Twitter, generally speaking, more forgiving as a platform. Facebook has more of those algorithmic elements to punish you for low engagement.

So, for example, I’ve had this happen on my personal Facebook page where I’ve published a few things that people just didn’t really find interesting. This is on my Rand Fishkin Facebook page, different from the Moz one. It turns out that that meant that it was much harder for me next time, even with content that people were very engaged around, to reach them.

Facebook essentially had pushed in. They were like, “You know what? That’s three or four posts in a row from Rand Fishkin that people did not like, didn’t engage with. The next one we’re going to set the bar much higher for him to have to climb back up before we decide, ‘Hey, we’ll show that to more and more people.'”

Lately I’ve been having more success getting a higher percentage of my audience into the impression count of people who are actually seeing my posts on Facebook by getting better engagement there. But that’s a very challenging platform.

Users of both, however, are pretty sensitive, nearly equally sensitive. It’s not like Facebook users are more sensitive. It’s just that Facebook’s platform is more sensitive because Facebook doesn’t show you all the content you could possibly see.

Twitter is just a super simplistic newsfeed algorithm. It’s just, who posted last. So Twitter has that real time kind of thing. So I would still say for both of these, aim to only share stuff that gets high engagement, especially as your brand.

Personal account, do whatever you want, test whatever you want. But as your brand’s account, you want that high engagement over and over again because that will predict more people paying attention to you when you do post, going back and looking through your old social posts, subscribing to you, following you, all that sort of thing, considering you a leader.

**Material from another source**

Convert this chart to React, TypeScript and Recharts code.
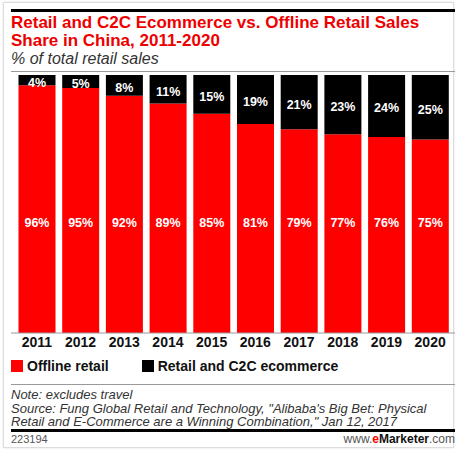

You can watch both Twitter Analytics and your Facebook page’s stats to see if you’re having a dip or a spike, where you’re having success, where you’re not.

I actually love using Twitter and a little bit LinkedIn or Google+ to see what gets very high engagement and then I know, “Okay, I should re-share that on Twitter because my audience on Twitter is very temporal.” Two hours from now it’s going to be less than 1% overlap between who sees a Twitter post now and who sees a Twitter post 2 hours from now, and that’s a great test bed for Facebook as well.

So if I see something doing extremely well on Twitter or on Google+ or on LinkedIn, I go, “Aha, that’s the kind of thing I should post on Facebook. That will increase my engagement there. Now I can go post and get more engagement next time and build up my authority in Facebook’s newsfeed algorithm.

So with all of this stuff, hopefully, as you’re producing content, sharing content, building an email subscription, building a blog platform, you’re going to have a little less brand fatigue and a little more engagement from your users.